Reclaiming that knowledge, she believes, is an act of resilience — one that allows Indigenous communities to speak truthfully about struggles that did not arise today, nor yesterday, but have been carried across generations. “We never had historical justice. We don’t know. We don’t learn our real history about our people. And it’s all intensified since the full-scale invasion of Ukraine,…”
Conclusion
Fighting war, colonialism, and propaganda is not only an act of resistance — it is an act of care. According to Viktoria, solidarity begins with refusing silence, using your voice to tell the truth and to remind the world that, behind politics, there are real lives, families, and future generations.
What sustains her is the knowledge that she is not alone in history.

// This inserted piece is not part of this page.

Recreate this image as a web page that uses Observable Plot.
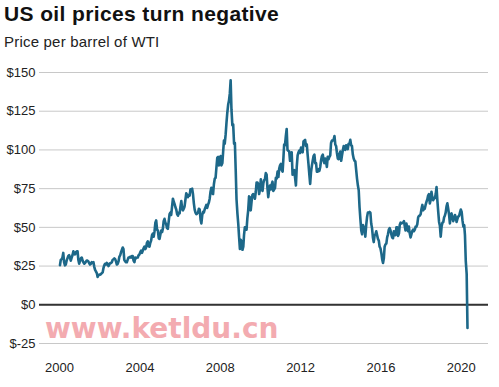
<!DOCTYPE html>
<html>
<head>
<meta charset="utf-8">
<script src="https://cdn.jsdelivr.net/npm/d3@7"></script>
<script src="https://cdn.jsdelivr.net/npm/@observablehq/plot@0.6"></script>
<style>
  html, body { margin: 0; padding: 0; background: #fff; }
  #wrap { position: relative; width: 499px; height: 387px; overflow: hidden; font-family: "Liberation Sans", Arial, sans-serif; }
  #title { position: absolute; left: 4px; top: 2px; font-size: 21px; letter-spacing: 0.38px; font-weight: bold; color: #111; white-space: nowrap; }
  #subtitle { position: absolute; left: 4px; top: 33px; font-size: 15px; letter-spacing: 0.2px; color: #222; white-space: nowrap; }
  #chart { position: absolute; left: 0; top: 0; }
  #wm { position: absolute; left: 45px; top: 312px; font-size: 28px; font-weight: bold; color: #f2a2a8; opacity: 0.9; white-space: nowrap; font-family: "DejaVu Sans", sans-serif; }
</style>
</head>
<body>
<div id="wrap">
  <div id="chart"></div>
  <div id="title">US oil prices turn negative</div>
  <div id="subtitle">Price per barrel of WTI</div>
  <div id="wm">www.ketldu.cn</div>
</div>
<script>
// WTI price per barrel, two readings per month (first half, second half)
const startYear = 2000;
const prices = [
  // 2000
  25.5, 29.0, 29.5, 30.5, 33.5, 27.5, 25.5, 26.0, 28.5, 30.0, 31.5, 32.0,
  30.5, 28.5, 30.5, 32.0, 34.5, 33.0, 32.5, 34.0, 34.5, 34.5, 29.0, 26.5,
  // 2001
  28.5, 30.0, 30.5, 28.5, 27.5, 26.5, 27.0, 27.8, 28.5, 28.5, 28.0, 26.8,
  26.0, 26.5, 27.5, 27.0, 27.5, 24.5, 22.5, 21.5, 20.5, 18.0, 19.0, 19.5,
  // 2002
  19.5, 19.8, 20.5, 21.0, 23.5, 25.5, 26.5, 26.0, 27.0, 26.5, 25.0, 26.0,
  26.8, 27.0, 27.5, 29.0, 29.5, 30.0, 29.5, 28.0, 26.0, 26.5, 28.0, 31.0,
  // 2003
  32.0, 34.0, 35.5, 37.0, 36.0, 29.0, 28.0, 27.5, 27.5, 29.0, 30.5, 30.5,
  31.0, 30.5, 31.5, 31.5, 28.5, 27.5, 30.5, 30.0, 30.5, 30.5, 32.0, 32.5,
  // 2004
  34.0, 35.0, 33.5, 35.0, 36.5, 37.5, 36.0, 37.0, 40.0, 41.0, 38.0, 37.5,
  40.0, 41.5, 45.0, 46.0, 44.0, 47.5, 53.0, 54.5, 48.5, 48.0, 43.0, 42.5,
  // 2005
  45.5, 48.0, 47.0, 49.5, 54.0, 55.5, 53.0, 52.0, 49.5, 49.0, 54.0, 58.5,
  59.5, 58.0, 63.5, 68.5, 66.5, 65.0, 63.0, 61.5, 58.5, 57.5, 59.5, 59.0,
  // 2006
  63.5, 67.0, 62.0, 61.0, 62.0, 63.5, 68.0, 72.0, 71.0, 69.5, 71.0, 70.5,
  74.5, 74.5, 75.0, 71.5, 65.5, 61.5, 59.5, 58.5, 59.0, 59.5, 62.0, 61.5,
  // 2007
  55.0, 52.5, 58.0, 60.0, 59.5, 61.5, 63.0, 64.5, 62.5, 64.5, 66.0, 68.5,
  73.0, 75.5, 72.0, 71.5, 78.0, 81.5, 82.0, 88.5, 95.0, 95.5, 90.0, 93.5,
  // 2008
  96.0, 90.0, 91.5, 99.0, 106.0, 104.0, 110.0, 117.5, 124.0, 129.0, 132.0, 136.5,
  145.0, 126.0, 116.0, 116.5, 104.0, 104.5, 87.0, 68.0, 59.0, 52.5, 44.0, 36.0,
  // 2009
  42.0, 41.0, 35.5, 37.5, 45.0, 50.0, 50.0, 48.5, 56.0, 61.0, 70.0, 69.5,
  61.0, 66.5, 71.0, 71.5, 70.0, 68.5, 73.0, 79.0, 79.0, 77.5, 71.5, 74.5,
  // 2010
  81.0, 76.0, 73.5, 78.5, 80.5, 81.0, 85.0, 84.0, 75.5, 69.5, 74.5, 77.0,
  74.5, 77.5, 79.5, 73.5, 74.5, 75.5, 82.0, 81.5, 86.0, 82.5, 88.0, 90.0,
  // 2011
  91.0, 87.0, 86.0, 95.0, 103.5, 103.0, 109.0, 113.5, 100.0, 99.5, 99.0, 93.0,
  96.5, 98.5, 84.0, 86.5, 87.0, 82.0, 77.0, 89.0, 96.5, 98.5, 99.5, 98.0,
  // 2012
  101.5, 99.0, 98.5, 105.5, 106.0, 106.5, 102.5, 103.5, 97.0, 91.0, 84.0, 78.0,
  85.5, 89.5, 93.0, 96.0, 97.0, 91.5, 91.5, 86.0, 86.0, 87.5, 86.5, 89.0,
  // 2013
  93.5, 96.0, 97.0, 93.0, 91.5, 94.5, 92.5, 89.0, 95.5, 94.0, 95.5, 96.5,
  104.5, 106.0, 106.0, 106.5, 109.0, 103.5, 102.5, 98.0, 94.5, 94.0, 97.5, 99.0,
  // 2014
  93.0, 96.5, 100.0, 102.5, 101.0, 100.0, 103.0, 101.5, 100.5, 104.0, 104.0, 106.5,
  103.0, 102.5, 97.0, 94.5, 93.0, 92.5, 87.0, 81.5, 77.0, 74.0, 63.0, 55.5,
  // 2015
  48.0, 45.5, 51.5, 50.0, 49.0, 44.0, 51.5, 56.5, 59.5, 59.5, 60.0, 59.5,
  52.5, 49.5, 43.5, 40.5, 45.0, 45.5, 47.5, 45.0, 42.5, 41.5, 37.5, 36.5,
  // 2016
  33.5, 29.5, 27.0, 30.0, 37.5, 39.0, 39.5, 43.5, 45.5, 48.5, 49.5, 48.0,
  45.5, 43.5, 43.0, 47.5, 45.0, 45.0, 50.0, 50.0, 44.5, 46.0, 51.5, 53.0,
  // 2017
  52.5, 53.0, 53.0, 54.0, 51.0, 48.0, 52.5, 50.0, 47.5, 50.5, 46.0, 43.5,
  45.5, 47.5, 48.5, 47.5, 48.5, 50.5, 50.5, 52.0, 56.5, 57.5, 57.5, 58.5,
  // 2018
  62.0, 64.5, 61.0, 62.5, 62.0, 64.5, 66.5, 68.0, 70.5, 71.5, 65.5, 67.5,
  73.0, 69.5, 67.5, 68.5, 69.0, 71.5, 76.0, 67.5, 60.0, 53.5, 51.0, 44.0,
  // 2019
  50.5, 53.0, 53.5, 56.5, 57.5, 59.5, 63.5, 65.5, 62.0, 58.5, 52.5, 57.5,
  59.0, 56.5, 54.0, 55.5, 58.0, 56.5, 53.5, 55.5, 57.0, 57.5, 59.5, 61.5,
  // 2020
  60.0, 54.5, 50.5, 51.5, 45.0, 28.0, 20.0, -15.0
];

const yTicks = [-25, 0, 25, 50, 75, 100, 125, 150];
const xTickYears = [2000, 2004, 2008, 2012, 2016, 2020];

const data = prices.map((p, i) => ({
  date: new Date(startYear + Math.floor(i / 24), Math.floor((i % 24) / 2), (i % 2) ? 23 : 8),
  price: p
}));

const chart = Plot.plot({
  width: 499,
  height: 387,
  marginTop: 72,
  marginBottom: 44,
  marginLeft: 39,
  marginRight: 11,
  style: { fontFamily: "'Liberation Sans', Arial, sans-serif", fontSize: "13px", color: "#222", background: "transparent" },
  x: {
    type: "utc",
    domain: [new Date(1999, 0, 1), new Date(2021, 4, 10)],
    ticks: xTickYears.map(y => new Date(y, 0, 1)),
    tickFormat: d => String(d.getFullYear()),
    tickSize: 0,
    tickPadding: 19,
    label: null
  },
  y: {
    domain: [-25, 150],
    ticks: yTicks,
    tickFormat: d => "$" + d,
    tickSize: 0,
    tickPadding: 4,
    label: null
  },
  marks: [
    Plot.gridY(yTicks, { stroke: "#c8c8c8", strokeOpacity: 1, strokeWidth: 1 }),
    Plot.ruleY([0], { stroke: "#333", strokeWidth: 2 }),
    Plot.lineY(data, { x: "date", y: "price", stroke: "#1d6889", strokeWidth: 2.6, strokeLinejoin: "round" })
  ]
});
document.getElementById("chart").appendChild(chart);
</script>
</body>
</html>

“In 2022, you learned that my people were fighting, but when the Soviet Union banned Buryat language, they were resisting all these discriminatory laws in the 60s, 40s, 20s or even back in the 17th century, they were all resisting Russian invaders and colonial policies, and so that gives me strength to continue my work, to continue my activism and defend Indigenous people’s rights. Because I know that they have also been fighting. We cannot stop. It’s a process, and there will be people after me, there will be people fighting because it’s in our nature to fight for our language, cultural land.”
For Viktoria, this fight did not begin with her, nor the one, two, or three generations before her. She is part of a long-standing battle that pushes against a forced reality and an unjust system, despite centuries of imposed barriers and immense hardships. But hope is not lost. The fight may not have begun with her, but it will certainly not end with her.